Diamondbacks brass keeping options open (cont.)
Cash is another major issue as Phoenix, which surprisingly enough has the lowest per-capita income of any major-league city to begin with, has been hit as hard as any major city by the economy and the team also carries the burden of beloved former owner Jerry Colangelo's extreme excesses (to win a world championship in just the D-backs' fourth year of existence, between operating loss and debt Colangelo is said to have run up a near half-billion deficit). At the moment, even a below-average $78-million payroll in a top-six market may seem a bit high to the bosses, considering the team's record.
If nothing drastic is done, one possibility might be to spice up a clubhouse that just might be a little too easy going. They have a lot of No. 1 picks on their roster who are used to being stars wherever they've played, and one scout said that only Reynolds, a late-round draft choice, seems to play with a chip on his shoulder. Another competing exec said, "It's not the most dynamic group.'' When Josh Byrnes took over as GM after the 2005 season one of the first things he did was add Orlando Hudson and Eric Byrnes (who in the words of one competing manager "played like his hair was on fire''), two so-called clubhouse guys who added spice to the mix. Both of those players have since moved on, and while the D-backs have nice guys in the clubhouse now they are perhaps a little short on personality. If Byrnes can fend off calls for Hinch's head, they may try clubhouse adjustments to solve their woes.
Struggling right-hander Jeff Suppan, who had been released by the Brewers, made sense as a cheap signing for the Cardinals, who sought a quick fix. And if Suppan does well for the Cardinals, supreme pitching coach Dave Duncan's resume gets that much better. Suppan had the most success of his career while pitching for the Duncan and the Cardinals from 2004-06, winning 16 games each of the first two seasons and being named NLCS MVP in his third.

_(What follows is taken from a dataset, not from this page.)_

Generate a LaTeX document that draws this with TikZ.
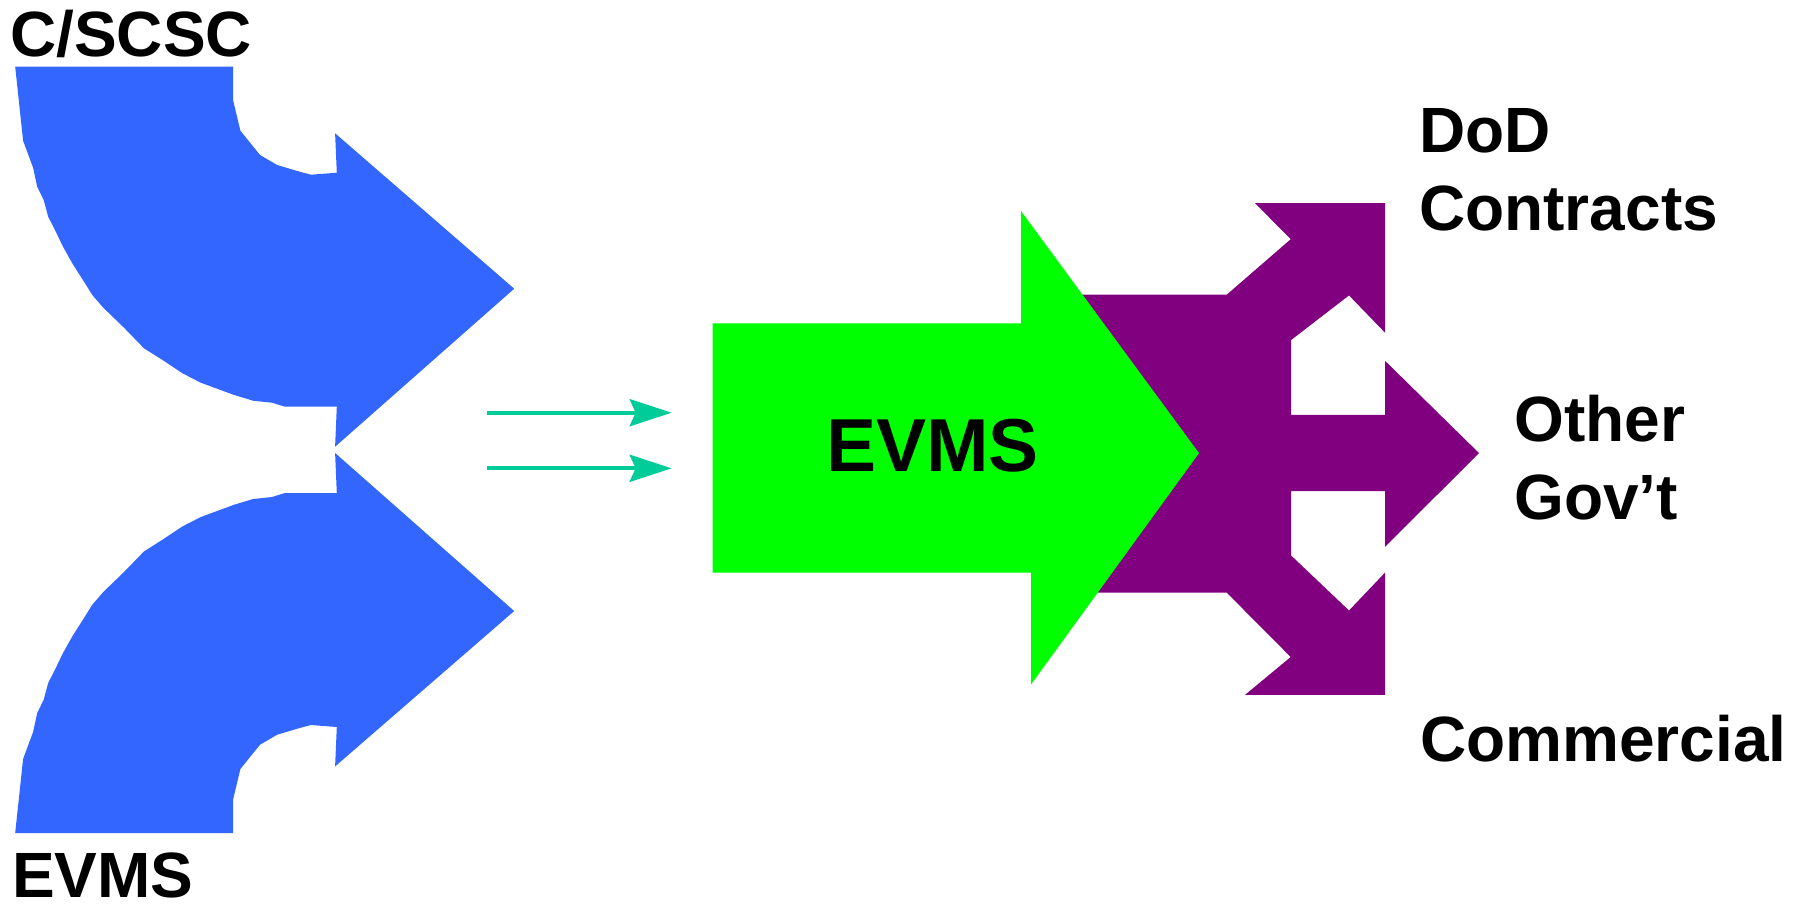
\documentclass[tikz,border=0pt]{standalone}
\usepackage{fontspec}
\setmainfont{Liberation Sans}
\usetikzlibrary{arrows.meta}
\definecolor{evblue}{RGB}{51,102,255}
\definecolor{evgreen}{RGB}{0,255,0}
\definecolor{evpurple}{RGB}{128,0,128}
\definecolor{evteal}{RGB}{0,204,153}
\tikzset{
  label/.style={inner sep=0pt, anchor=base west, font=\fontsize{64}{64}\selectfont\bfseries},
  biglabel/.style={inner sep=0pt, anchor=base west, font=\fontsize{75}{75}\selectfont\bfseries},
  flow/.style={draw=evteal, line width=4pt, -{Stealth[length=42pt,width=27pt,inset=6pt]}},
}
\def\bluearrowpath{(15.2,66.7) -- (233.2,66.7) -- (233.2,100.7) -- (240.4,130.7) -- (260,155) -- (277.2,165) -- (299.6,171.7) -- (311,174.7) -- (336.8,172.7) -- (335.1,133.3) -- (514.2,288.7) -- (335.1,446.7) -- (336.8,406.7) -- (284.8,406.7) -- (272.1,402.7) -- (253.1,400.7) -- (234.2,395) -- (200.8,382.7) -- (182.5,373.3) -- (163.6,360.7) -- (144,348.3) -- (124,327.7) -- (103.3,307.7) -- (92.3,295) -- (84.4,282.3) -- (72.3,263.3) -- (63,246.7) -- (55.8,231.7) -- (48.2,216.7) -- (43.7,200) -- (37.2,186.7) -- (33.1,167.7) -- (23.1,140.7) -- cycle}
\begin{document}
\begin{tikzpicture}[x=1pt,y=-1pt]
\useasboundingbox (0,0) rectangle (1803,906);
% blue curved arrows
\fill[evblue] \bluearrowpath;
\begin{scope}[shift={(0,899.7)},yscale=-1]
\fill[evblue] \bluearrowpath;
\end{scope}
% purple branching arrow
\fill[evpurple] (1060,294.7) -- (1226.7,294.7) -- (1290.7,239.2) -- (1255,203.1) -- (1385,203.1) -- (1385,332.6) -- (1349,295.4) -- (1291,340.1) -- (1291,414.9) -- (1385,414.9) -- (1385,360.8) -- (1479,453.1) -- (1385,546.8) -- (1385,491) -- (1291,491) -- (1291,555.4) -- (1349,610.5) -- (1385,572.6) -- (1385,694.9) -- (1245,694.9) -- (1290.7,657) -- (1226.7,592.6) -- (1060,592.6) -- cycle;
% green arrow
\fill[evgreen] (712.7,323.3) -- (1021,323.3) -- (1021,211) -- (1199,453.1) -- (1031,684.5) -- (1031,572.6) -- (712.7,572.6) -- cycle;
% small arrows
\coordinate (a1s) at (486.7,412.7);
\coordinate (a1e) at (671.7,412.7);
\coordinate (a2s) at (486.7,468.3);
\coordinate (a2e) at (671.7,468.3);
\draw[flow] (a1s) -- (a1e);
\draw[flow] (a2s) -- (a2e);
% labels
\node[label] (cscsc) at (10,56) {C/SCSC};
\node[label] (evmsb) at (12,897) {EVMS};
\node[biglabel] (evmsg) at (826,471) {EVMS};
\node[label] (dod) at (1419,152) {DoD};
\node[label] (contr) at (1419,230) {Contracts};
\node[label] (other) at (1514,441) {Other};
\node[label] (gov) at (1514,519) {Gov’t};
\node[label] (comm) at (1420,761) {Commercial};
\end{tikzpicture}
\end{document}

But if Suppan doesn't pitch well, Houston's Roy Oswalt seems like a nice fit for the Cardinals. One issue would be the $30 million remaining on Oswalt's contract since the Cards are saving up to keep Albert Pujols, baseball's best player, who will be a free agent after the 2011 season.

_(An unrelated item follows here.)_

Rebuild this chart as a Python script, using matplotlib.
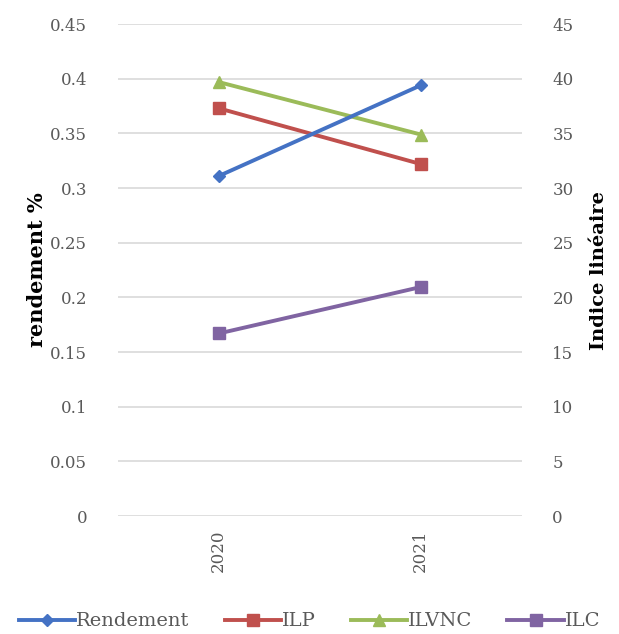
import matplotlib
matplotlib.use("Agg")
import matplotlib.pyplot as plt
from matplotlib.lines import Line2D

years = ["2020", "2021"]
rendement = [0.311, 0.394]
ilp = [37.3, 32.2]
ilvnc = [39.7, 34.9]
ilc = [16.7, 20.95]

left_ticks = [0, 0.05, 0.1, 0.15, 0.2, 0.25, 0.3, 0.35, 0.4, 0.45]
left_labels = ["0", "0.05", "0.1", "0.15", "0.2", "0.25", "0.3", "0.35", "0.4", "0.45"]
right_ticks = [0, 5, 10, 15, 20, 25, 30, 35, 40, 45]

plt.rcParams['font.family'] = ['DejaVu Serif']
fig = plt.figure(figsize=(6.19, 6.34), dpi=100)
ax = fig.add_axes([0.19, 0.186, 0.653, 0.776])
ax2 = ax.twinx()

x = list(range(len(years)))
c_blue, c_red, c_green, c_purple = "#4472C4", "#C0504D", "#9BBB59", "#8064A2"
lw = 2.8

ax.plot(x, rendement, color=c_blue, lw=lw, marker="D", ms=6, zorder=3)
ax2.plot(x, ilp, color=c_red, lw=lw, marker="s", ms=8)
ax2.plot(x, ilvnc, color=c_green, lw=lw, marker="^", ms=9)
ax2.plot(x, ilc, color=c_purple, lw=lw, marker="s", ms=8)

ax.set_zorder(ax2.get_zorder() + 1)
ax.patch.set_visible(False)

ax.set_xlim(-0.5, 1.5)
ax.set_ylim(0, 0.45)
ax2.set_ylim(0, 45)
ax.set_xticks(x)
ax.set_xticklabels(years, rotation=90, fontsize=12, color="#595959")
ax.set_yticks(left_ticks)
ax.set_yticklabels(left_labels, fontsize=12, color="#595959")
ax2.set_yticks(right_ticks)
ax2.set_yticklabels([str(t) for t in right_ticks], fontsize=12, color="#595959")

for a in (ax, ax2):
    for s in a.spines.values():
        s.set_visible(False)
    a.tick_params(length=0)
ax.tick_params(axis="y", pad=22)
ax2.tick_params(axis="y", pad=22)
ax.tick_params(axis="x", pad=10)

for t in left_ticks:
    ax2.axhline(t * 100, color="#D9D9D9", lw=1.2, zorder=0)

ax.set_ylabel("rendement %", fontsize=15, fontweight="bold", color="black", labelpad=2)
ax2.set_ylabel("Indice linéaire", fontsize=14, fontweight="bold", color="black", rotation=90, labelpad=12)

handles = [
    Line2D([], [], color=c_blue, lw=lw, marker="D", ms=6),
    Line2D([], [], color=c_red, lw=lw, marker="s", ms=8),
    Line2D([], [], color=c_green, lw=lw, marker="^", ms=9),
    Line2D([], [], color=c_purple, lw=lw, marker="s", ms=8),
]
fig.legend(handles, ["Rendement", "ILP", "ILVNC", "ILC"], loc="center",
           bbox_to_anchor=(0.5, 0.02), ncol=4, frameon=False, fontsize=14,
           handlelength=2.9, handletextpad=0.05, columnspacing=1.8,
           labelcolor="#595959")

fig.savefig("out.png", dpi=100)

Jacoby Ellsbury deserves plaudits for trying to power through his ribcage injury. But new MRIs revealed a bigger issue, and he will miss at least another two weeks, probably more, after getting a second opinion.
Unintentionally omitted from the list of 30 free-agent bargains on Wednesday were three very good ones this winter: Rockies catcher Miguel Olivo, Indians outfielder Austin Kearns and Braves extra Eric Hinske.
The Red Sox seem to have really scored with their draft choices, with slugging Middle Tennessee St. outfielder Bryce Brentz and talented LSU right-hander Anthony Ranaudo, both of whom were taken in the sandwich round, seen as real steals. Though, neither is expected to come cheap.
The Yankees people seem to like speedster Mason Williams, their fourth-round pick.
Alex Gordon "can hit,'' said a scout. He's got a 1.171 OPS in the minors. Maybe it's time or him to come back up to the Royals soon.
It's going to be great to see Indians top catching prospect Carlos Santana. He's expected to be a hitter at least on the level of Victor Martinez, which is pretty darned good. Dodgers GM Ned Colletti has taken hits for trading him to Cleveland in 2008 in a deal that brought Los Angeles Casey Blake, but Blake helped the Dodgers get to two straight NLCS so that criticism isn't fair. Good trade all around.
What a year it's been for rookies all around, probably the best ever. In addition to players like Jason Heyward and Stephen Strasburg, Giants' catcher Buster Posey quietly is off to a huge start, as well, batting .444 in his first 12 games. And according to one scout, "He looks good behind the plate.'' His throw to second base was timed in 1.9, which is very good indeed.
Bobby Valentine is reportedly going to interview Friday with the Orioles. But one competing executive said, "How's he going to work for Peter Angelos?'' That's an excellent question for a lot of folks. Joe Girardi turned them down last time. It might be hard to land the right manager. But it's pretty clear at this point interim Juan Samuel isn't being given much of a chance.
The Mets' clubhouse is much improved from last year, according to insiders. It probably doesn't hurt that Mike Pelfrey is having an All-Star caliber season and Ike Davis is emerging as a force, either.
Stephen Strasburg's debut drew 41,000 fans, or about 28,000 more than the Nats' average. Between the extra broadcast ratings and all the attention he's been getting, that record $15.067-million signing bonus Strasburg signed may turn out to be one of the greatest bargains in sports.
Good for Nats manager Jim Riggleman for being careful and removing Strasburg after 94 pitches in his debut on Tuesday. All this recent talk about pitching counts not mattering is nice for the macho set, but Nationals pitching coach Steve McCatty is a living, breathing example of the need for pitch counts, having been overused by Billy Martin as an A's youngster and winding up having a painfully short career.